_THE EXERCISE_
Lines that hold the word "React" should be located and copied.

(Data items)

######

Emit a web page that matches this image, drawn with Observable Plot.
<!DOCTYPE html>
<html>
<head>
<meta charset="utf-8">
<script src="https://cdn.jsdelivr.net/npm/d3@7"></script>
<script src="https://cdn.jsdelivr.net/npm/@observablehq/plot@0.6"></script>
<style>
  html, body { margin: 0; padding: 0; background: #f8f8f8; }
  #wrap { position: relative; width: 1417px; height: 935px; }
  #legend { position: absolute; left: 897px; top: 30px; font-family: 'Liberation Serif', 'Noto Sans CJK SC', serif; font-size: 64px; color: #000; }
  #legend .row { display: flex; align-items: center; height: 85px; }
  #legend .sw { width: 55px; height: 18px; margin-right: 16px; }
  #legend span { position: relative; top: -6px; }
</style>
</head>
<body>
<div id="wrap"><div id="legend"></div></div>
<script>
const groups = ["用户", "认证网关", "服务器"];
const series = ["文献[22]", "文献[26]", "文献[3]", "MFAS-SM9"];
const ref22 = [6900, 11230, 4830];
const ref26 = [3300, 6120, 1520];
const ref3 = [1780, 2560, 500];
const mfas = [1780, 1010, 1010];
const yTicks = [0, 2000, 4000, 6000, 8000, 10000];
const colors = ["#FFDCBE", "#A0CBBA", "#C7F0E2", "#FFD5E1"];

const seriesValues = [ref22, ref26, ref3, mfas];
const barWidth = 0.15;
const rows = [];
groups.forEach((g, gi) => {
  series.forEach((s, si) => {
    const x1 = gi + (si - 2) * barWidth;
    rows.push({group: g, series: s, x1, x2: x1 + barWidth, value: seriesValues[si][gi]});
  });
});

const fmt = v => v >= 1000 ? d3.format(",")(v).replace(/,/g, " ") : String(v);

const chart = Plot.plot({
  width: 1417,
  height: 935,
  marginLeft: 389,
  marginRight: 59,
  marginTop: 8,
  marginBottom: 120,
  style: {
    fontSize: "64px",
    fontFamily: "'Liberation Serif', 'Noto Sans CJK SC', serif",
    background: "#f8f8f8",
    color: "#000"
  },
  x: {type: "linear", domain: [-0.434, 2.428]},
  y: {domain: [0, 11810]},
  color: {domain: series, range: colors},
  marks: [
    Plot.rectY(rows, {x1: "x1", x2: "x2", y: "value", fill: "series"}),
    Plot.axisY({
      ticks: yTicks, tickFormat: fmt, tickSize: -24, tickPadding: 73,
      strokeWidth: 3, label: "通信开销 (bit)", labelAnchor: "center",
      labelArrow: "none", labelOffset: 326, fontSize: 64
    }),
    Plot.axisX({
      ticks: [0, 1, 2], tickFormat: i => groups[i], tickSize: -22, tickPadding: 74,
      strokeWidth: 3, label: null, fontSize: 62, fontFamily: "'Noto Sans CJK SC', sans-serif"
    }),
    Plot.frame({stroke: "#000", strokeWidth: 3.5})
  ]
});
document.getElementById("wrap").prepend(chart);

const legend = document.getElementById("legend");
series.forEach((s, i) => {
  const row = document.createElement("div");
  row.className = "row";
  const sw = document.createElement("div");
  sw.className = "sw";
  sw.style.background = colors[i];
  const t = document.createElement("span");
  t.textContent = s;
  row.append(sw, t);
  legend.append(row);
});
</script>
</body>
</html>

######

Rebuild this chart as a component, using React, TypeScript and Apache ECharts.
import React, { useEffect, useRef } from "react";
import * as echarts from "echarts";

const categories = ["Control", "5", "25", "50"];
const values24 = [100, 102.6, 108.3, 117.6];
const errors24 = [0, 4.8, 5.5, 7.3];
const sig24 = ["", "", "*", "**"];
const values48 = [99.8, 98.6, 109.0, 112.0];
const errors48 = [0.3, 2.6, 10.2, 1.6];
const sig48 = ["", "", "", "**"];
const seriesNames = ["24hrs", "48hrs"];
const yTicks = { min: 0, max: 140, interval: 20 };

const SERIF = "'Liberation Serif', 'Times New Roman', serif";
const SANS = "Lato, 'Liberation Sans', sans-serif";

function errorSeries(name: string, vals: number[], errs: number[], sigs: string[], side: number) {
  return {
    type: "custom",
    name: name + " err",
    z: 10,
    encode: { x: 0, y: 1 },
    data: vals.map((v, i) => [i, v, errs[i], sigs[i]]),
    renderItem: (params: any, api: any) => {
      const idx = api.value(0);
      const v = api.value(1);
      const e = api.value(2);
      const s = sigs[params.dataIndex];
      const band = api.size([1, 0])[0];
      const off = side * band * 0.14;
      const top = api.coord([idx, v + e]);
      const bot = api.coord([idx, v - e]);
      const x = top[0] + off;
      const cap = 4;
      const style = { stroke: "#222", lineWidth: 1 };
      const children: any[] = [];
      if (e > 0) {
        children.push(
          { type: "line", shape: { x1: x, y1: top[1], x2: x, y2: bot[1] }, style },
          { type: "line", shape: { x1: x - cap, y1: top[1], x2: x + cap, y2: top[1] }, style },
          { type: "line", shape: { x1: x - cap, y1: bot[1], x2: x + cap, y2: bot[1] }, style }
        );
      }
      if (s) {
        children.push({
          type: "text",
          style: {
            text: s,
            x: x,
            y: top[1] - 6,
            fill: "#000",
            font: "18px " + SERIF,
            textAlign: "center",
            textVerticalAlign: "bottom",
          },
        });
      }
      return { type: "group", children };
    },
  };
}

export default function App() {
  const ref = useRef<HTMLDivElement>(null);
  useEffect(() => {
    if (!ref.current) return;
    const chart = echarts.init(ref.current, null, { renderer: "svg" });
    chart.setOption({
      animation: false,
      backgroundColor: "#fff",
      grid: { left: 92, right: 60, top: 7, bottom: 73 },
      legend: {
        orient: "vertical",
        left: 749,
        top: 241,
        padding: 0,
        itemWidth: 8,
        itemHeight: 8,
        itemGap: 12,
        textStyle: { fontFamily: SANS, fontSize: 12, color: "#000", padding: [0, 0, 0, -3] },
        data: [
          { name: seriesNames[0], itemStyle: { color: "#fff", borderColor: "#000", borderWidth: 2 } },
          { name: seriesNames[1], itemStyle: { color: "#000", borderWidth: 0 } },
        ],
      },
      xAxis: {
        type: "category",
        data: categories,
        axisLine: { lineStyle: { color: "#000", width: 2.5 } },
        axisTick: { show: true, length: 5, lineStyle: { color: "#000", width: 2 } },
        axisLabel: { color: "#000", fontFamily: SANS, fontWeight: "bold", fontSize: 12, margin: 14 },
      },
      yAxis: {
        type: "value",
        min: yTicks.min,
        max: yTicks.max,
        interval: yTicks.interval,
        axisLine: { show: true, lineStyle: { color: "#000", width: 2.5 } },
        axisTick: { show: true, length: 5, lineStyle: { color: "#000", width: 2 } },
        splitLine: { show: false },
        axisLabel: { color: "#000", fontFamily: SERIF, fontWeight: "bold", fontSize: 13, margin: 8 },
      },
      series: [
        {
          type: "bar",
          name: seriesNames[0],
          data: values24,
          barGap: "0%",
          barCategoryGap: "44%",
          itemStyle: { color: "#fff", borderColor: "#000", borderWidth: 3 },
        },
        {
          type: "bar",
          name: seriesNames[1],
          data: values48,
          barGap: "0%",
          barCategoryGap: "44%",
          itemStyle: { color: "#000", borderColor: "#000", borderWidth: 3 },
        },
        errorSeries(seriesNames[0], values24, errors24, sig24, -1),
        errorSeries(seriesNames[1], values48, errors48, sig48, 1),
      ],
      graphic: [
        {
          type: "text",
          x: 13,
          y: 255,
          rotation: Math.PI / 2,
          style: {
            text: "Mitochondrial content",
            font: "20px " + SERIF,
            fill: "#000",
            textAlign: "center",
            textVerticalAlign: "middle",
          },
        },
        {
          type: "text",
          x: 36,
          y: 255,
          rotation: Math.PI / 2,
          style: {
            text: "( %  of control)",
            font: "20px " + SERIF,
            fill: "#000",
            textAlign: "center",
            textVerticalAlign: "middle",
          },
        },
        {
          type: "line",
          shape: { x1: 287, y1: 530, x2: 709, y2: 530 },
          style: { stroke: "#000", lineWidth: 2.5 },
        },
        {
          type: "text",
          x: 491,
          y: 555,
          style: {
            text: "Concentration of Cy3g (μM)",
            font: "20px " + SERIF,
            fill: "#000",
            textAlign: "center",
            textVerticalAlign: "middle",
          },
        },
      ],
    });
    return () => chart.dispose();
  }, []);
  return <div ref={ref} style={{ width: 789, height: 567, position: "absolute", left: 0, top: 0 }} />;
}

######

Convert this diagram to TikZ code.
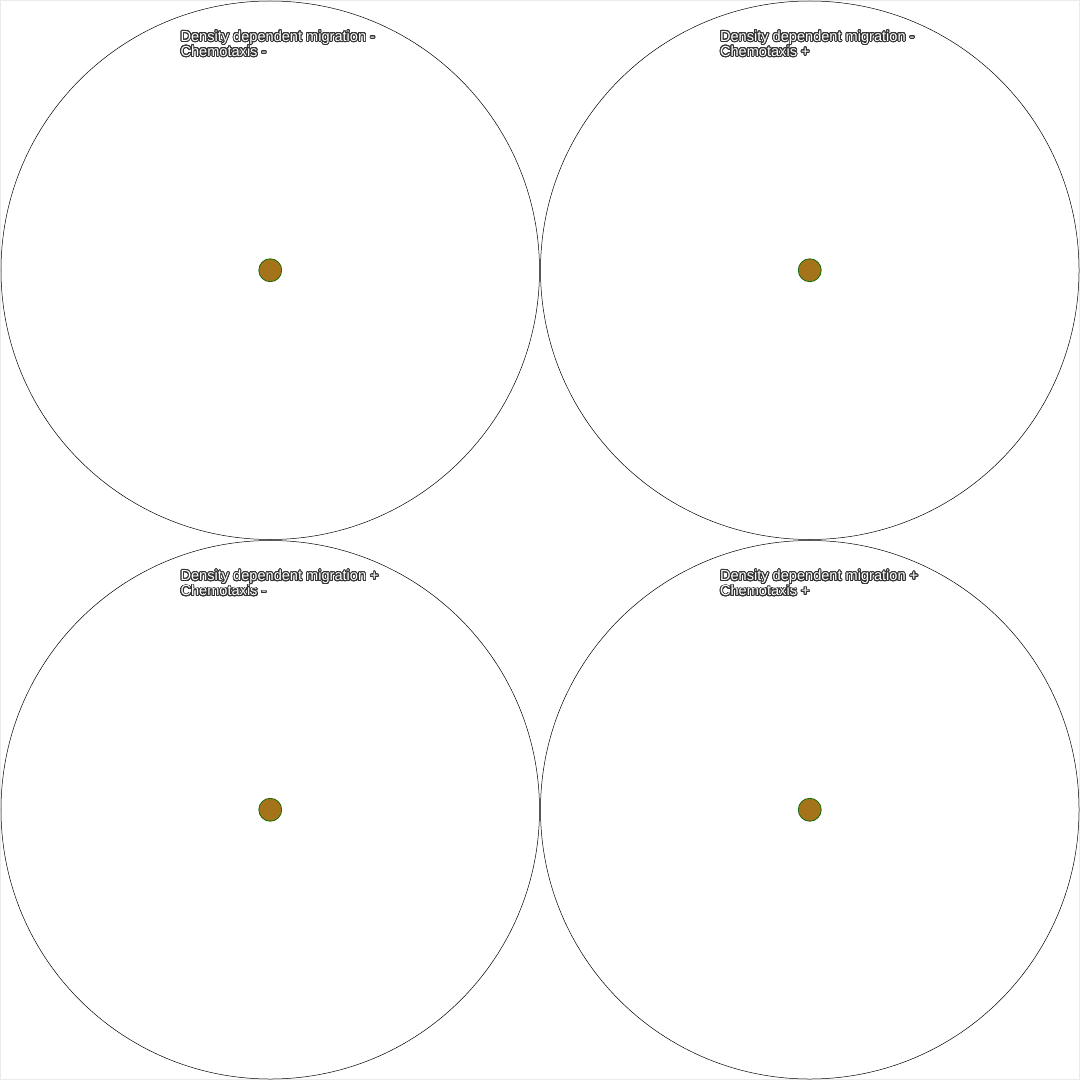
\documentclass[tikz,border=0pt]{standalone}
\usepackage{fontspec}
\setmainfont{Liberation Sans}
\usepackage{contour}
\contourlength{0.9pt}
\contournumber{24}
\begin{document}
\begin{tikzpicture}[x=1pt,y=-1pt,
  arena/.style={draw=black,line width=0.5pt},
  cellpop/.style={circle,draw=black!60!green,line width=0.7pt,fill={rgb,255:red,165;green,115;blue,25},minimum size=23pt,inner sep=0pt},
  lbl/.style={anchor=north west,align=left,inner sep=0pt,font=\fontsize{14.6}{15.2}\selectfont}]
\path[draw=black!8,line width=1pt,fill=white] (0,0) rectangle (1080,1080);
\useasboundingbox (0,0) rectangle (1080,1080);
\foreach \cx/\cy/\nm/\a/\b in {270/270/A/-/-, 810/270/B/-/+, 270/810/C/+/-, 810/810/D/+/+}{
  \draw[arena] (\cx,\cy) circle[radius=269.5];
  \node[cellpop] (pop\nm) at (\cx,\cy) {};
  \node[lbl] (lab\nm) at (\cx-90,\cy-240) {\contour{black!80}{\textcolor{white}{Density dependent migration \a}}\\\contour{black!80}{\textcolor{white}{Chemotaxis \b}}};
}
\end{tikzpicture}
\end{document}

######

_ANSWER_
Rebuild this chart as a component, using React, TypeScript and Apache ECharts.
import React, { useEffect, useRef } from "react";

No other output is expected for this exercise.